→ **PROMPT**
Retype exactly what appears below from the line containing "Recreate this image" down to the line containing "const yTickValues = [-1, -2, -3, -4, -5, -6];", keeping both end lines. Do not include pictures.

— begin DATA SHOWN —

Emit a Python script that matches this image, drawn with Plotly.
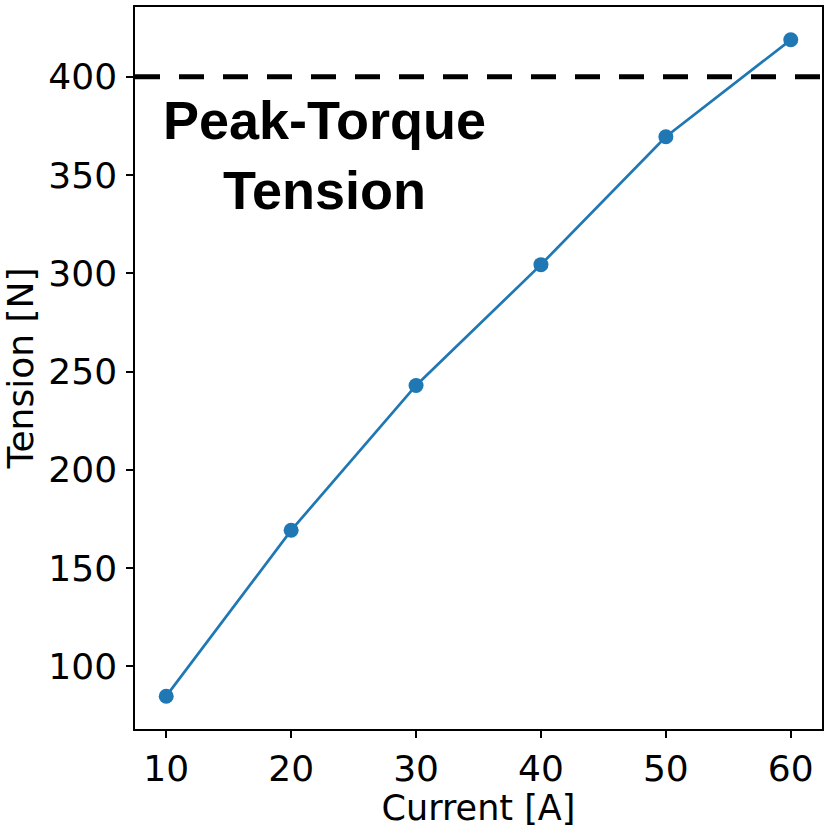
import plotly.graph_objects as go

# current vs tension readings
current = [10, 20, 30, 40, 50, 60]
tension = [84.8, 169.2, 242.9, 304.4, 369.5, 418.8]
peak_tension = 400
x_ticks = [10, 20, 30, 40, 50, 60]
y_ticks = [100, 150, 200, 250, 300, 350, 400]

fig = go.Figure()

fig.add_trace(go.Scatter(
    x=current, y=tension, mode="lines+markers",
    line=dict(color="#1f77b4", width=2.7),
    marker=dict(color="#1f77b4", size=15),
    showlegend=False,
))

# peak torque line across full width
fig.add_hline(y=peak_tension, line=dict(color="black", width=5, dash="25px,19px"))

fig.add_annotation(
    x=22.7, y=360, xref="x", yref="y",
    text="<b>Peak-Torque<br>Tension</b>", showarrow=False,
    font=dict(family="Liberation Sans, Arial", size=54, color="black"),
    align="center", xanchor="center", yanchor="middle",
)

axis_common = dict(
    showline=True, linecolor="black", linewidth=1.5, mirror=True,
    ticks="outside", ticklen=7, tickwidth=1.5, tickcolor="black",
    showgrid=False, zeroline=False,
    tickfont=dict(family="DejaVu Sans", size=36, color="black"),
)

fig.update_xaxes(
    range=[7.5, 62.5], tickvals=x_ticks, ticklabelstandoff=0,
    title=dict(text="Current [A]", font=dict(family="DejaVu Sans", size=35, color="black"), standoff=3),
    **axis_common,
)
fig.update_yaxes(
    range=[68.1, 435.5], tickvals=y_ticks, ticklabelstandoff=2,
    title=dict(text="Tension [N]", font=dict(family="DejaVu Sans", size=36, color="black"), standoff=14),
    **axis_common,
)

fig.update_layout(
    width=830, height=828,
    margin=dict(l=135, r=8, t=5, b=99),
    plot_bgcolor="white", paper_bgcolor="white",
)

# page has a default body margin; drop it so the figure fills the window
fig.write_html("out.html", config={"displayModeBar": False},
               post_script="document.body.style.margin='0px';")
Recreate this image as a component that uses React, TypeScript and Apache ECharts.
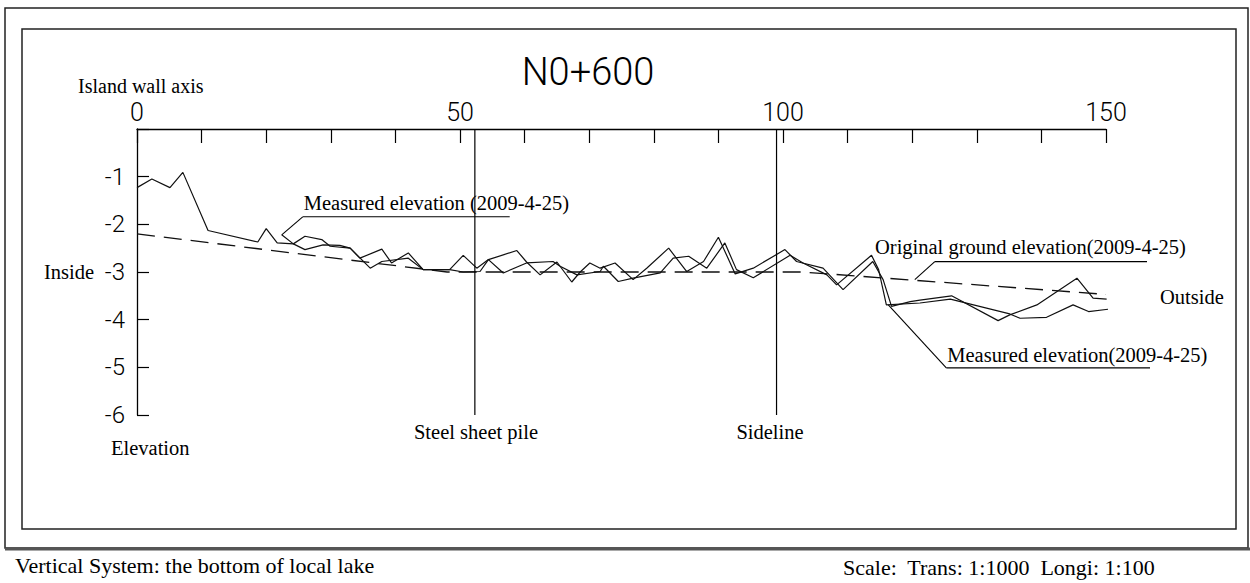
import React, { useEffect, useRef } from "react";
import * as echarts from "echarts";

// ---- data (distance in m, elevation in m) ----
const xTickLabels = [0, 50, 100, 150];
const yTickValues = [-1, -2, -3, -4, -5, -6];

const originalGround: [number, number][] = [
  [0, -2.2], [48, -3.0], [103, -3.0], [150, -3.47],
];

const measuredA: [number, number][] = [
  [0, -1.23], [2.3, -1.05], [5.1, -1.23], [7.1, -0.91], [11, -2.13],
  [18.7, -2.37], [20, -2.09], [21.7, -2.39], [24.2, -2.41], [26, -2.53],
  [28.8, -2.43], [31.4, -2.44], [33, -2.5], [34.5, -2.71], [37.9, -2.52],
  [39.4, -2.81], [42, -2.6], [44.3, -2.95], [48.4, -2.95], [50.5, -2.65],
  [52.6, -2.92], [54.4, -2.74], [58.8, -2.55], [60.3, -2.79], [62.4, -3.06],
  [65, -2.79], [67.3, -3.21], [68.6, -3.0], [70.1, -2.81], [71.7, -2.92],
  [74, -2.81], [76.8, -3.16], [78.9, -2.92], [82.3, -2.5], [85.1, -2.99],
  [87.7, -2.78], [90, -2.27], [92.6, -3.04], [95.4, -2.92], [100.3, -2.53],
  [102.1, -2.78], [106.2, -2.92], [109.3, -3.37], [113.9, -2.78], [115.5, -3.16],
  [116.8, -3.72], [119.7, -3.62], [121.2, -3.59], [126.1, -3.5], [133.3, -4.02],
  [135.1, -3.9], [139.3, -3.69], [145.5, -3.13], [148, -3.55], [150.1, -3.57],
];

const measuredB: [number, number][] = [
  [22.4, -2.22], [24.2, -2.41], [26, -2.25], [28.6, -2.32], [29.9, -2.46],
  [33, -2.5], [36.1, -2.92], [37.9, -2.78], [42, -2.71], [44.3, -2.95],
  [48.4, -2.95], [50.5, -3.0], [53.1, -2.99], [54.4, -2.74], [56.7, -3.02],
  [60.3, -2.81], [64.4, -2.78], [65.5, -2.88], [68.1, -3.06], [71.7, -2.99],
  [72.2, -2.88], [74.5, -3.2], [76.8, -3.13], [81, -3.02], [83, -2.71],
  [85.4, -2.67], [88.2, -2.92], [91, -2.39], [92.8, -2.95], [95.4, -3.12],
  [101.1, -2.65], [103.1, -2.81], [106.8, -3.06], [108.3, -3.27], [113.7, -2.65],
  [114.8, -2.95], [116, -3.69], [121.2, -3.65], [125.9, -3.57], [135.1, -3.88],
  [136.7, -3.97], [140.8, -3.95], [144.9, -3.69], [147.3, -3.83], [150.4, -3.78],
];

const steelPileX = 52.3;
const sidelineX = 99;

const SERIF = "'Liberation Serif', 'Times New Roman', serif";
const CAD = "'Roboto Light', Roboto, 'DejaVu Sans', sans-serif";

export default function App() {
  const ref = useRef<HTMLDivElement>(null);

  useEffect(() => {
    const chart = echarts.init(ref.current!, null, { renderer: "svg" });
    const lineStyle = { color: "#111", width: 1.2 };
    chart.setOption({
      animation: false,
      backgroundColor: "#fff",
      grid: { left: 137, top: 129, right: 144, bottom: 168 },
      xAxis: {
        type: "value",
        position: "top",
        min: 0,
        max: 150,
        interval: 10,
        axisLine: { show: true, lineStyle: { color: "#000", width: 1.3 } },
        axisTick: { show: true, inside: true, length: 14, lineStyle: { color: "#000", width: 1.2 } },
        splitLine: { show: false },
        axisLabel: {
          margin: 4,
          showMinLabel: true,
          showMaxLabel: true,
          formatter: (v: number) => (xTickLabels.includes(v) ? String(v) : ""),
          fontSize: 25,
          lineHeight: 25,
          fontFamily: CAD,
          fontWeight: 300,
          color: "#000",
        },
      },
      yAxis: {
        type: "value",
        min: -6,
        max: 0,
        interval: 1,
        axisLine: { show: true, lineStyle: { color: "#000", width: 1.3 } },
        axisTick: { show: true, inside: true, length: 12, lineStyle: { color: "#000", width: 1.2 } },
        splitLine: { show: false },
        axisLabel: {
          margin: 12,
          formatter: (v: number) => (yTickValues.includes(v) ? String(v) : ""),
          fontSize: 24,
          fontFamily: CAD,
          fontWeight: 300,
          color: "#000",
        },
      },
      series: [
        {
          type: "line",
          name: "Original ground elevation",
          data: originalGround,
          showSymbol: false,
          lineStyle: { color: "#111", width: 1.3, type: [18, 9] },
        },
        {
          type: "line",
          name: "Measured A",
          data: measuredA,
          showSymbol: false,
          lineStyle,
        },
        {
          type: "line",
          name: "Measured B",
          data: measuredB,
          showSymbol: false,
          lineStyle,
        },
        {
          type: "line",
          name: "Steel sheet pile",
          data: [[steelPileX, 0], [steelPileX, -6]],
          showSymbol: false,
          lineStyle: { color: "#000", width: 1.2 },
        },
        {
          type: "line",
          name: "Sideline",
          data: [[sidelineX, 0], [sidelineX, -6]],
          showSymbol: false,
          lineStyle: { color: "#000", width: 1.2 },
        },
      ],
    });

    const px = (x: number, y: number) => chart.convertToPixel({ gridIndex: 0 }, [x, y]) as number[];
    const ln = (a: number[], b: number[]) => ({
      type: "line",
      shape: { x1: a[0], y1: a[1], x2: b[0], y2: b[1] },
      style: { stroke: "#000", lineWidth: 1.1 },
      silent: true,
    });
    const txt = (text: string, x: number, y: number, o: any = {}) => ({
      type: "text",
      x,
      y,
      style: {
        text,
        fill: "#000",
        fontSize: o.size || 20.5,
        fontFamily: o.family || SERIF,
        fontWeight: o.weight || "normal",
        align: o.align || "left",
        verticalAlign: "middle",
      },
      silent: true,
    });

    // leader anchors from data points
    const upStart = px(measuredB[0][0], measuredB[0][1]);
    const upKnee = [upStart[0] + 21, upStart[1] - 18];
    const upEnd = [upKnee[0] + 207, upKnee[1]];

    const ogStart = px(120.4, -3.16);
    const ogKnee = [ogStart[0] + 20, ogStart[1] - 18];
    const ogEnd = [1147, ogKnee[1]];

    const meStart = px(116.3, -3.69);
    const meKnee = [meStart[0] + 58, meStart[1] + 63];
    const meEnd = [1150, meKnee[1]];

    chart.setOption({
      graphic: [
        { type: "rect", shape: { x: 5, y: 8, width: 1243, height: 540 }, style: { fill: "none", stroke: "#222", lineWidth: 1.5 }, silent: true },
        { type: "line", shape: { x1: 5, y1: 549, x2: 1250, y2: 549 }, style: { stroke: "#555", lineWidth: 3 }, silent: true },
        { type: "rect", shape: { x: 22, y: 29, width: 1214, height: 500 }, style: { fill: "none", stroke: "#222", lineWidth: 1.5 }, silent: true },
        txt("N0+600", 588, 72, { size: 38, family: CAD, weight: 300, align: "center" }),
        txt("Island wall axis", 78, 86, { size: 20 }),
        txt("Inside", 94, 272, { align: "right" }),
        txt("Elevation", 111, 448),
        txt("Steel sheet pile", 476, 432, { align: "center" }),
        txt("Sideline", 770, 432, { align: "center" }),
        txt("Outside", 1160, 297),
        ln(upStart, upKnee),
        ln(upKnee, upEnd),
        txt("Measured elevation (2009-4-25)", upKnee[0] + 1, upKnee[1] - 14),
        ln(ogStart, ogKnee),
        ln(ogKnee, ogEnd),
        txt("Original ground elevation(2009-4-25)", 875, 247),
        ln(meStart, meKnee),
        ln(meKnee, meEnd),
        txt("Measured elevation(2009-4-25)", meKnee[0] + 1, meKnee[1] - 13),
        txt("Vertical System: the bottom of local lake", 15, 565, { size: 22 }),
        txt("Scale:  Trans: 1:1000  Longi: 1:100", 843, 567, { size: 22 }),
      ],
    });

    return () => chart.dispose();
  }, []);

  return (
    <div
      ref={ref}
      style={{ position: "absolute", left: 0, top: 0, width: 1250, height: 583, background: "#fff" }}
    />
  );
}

— end DATA SHOWN —

→ **RESPONSE TO THIS TASK**
Recreate this image as a component that uses React, TypeScript and Apache ECharts.
import React, { useEffect, useRef } from "react";
import * as echarts from "echarts";

// ---- data (distance in m, elevation in m) ----
const xTickLabels = [0, 50, 100, 150];
const yTickValues = [-1, -2, -3, -4, -5, -6];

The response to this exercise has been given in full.